100 Years of Women in Congress Actby Representative Grace Meng
Posted on 2016-04-18
MENG. Mr. Speaker, I am so pleased to be here today to celebrate
the 100th anniversary of women serving in Congress. Thank you for
allowing this legislation to come to the floor.
I also thank my friend and colleague, Representative Zinke, for offering this legislation with me. His support has been instrumental in ensuring the consideration of this bill, and I am deeply grateful to him.
A hundred years ago this November, the people of Montana elected Jeannette Rankin to the United States House of Representatives. She was the first woman elected to Congress and was elected before passage of the 19th Amendment, which granted women the right to vote.
Jeannette Rankin was a trailblazer her entire life. In 1902, she graduated from the University of Montana with a degree in biology.
Afterward, she would become active in the women's suffrage movement, moving to New York City and assisting in the founding of the New York Woman Suffrage Party and working for the National American Woman Suffrage Party.

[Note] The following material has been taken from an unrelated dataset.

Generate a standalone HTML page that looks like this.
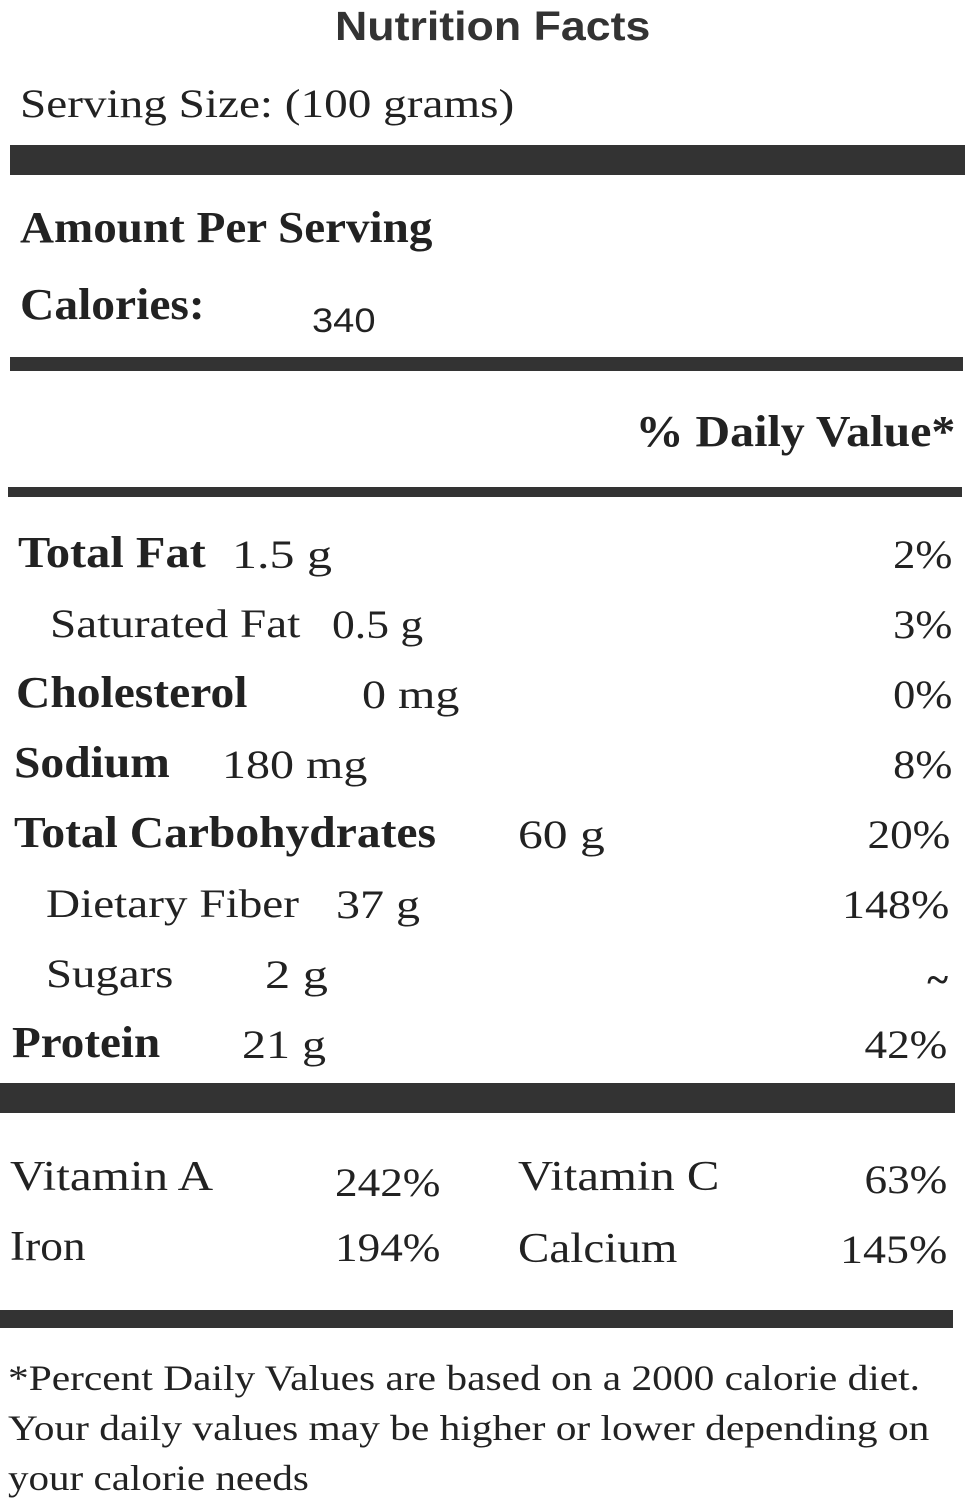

She would return to Montana and was elected to office in the congressional election of 1916. Upon winning, she declared: ``I may be the first woman Member of Congress, but I won't be the last.'' I am happy to say she was right.
[[Page H1776]] In recognition of Congresswoman Jeannette Rankin's many accomplishments and in celebration of the centennial anniversary of her election to Congress, Representative Zinke and I introduced the 100 Years of Women in Congress Act.
Because Jeannette Rankin was a woman of science more than 100 years before our current push to have more women enter STEM fields, we felt it appropriate to rename the Department of Agriculture's Women and Minorities in STEM Fields Grant Program after her.
This program currently supports collaborative research projects at institutions of higher education, which seek to increase the participation of women and minorities from rural areas in STEM fields. It will continue to do so into the future, but now it will also recognize the many contributions Jeannette Rankin made to American life.
Mr. Speaker, thank you again for allowing this legislation to come to the floor today, and I thank Congressman Zinke for partnering with me on it.
I urge all of my colleagues to support this measure.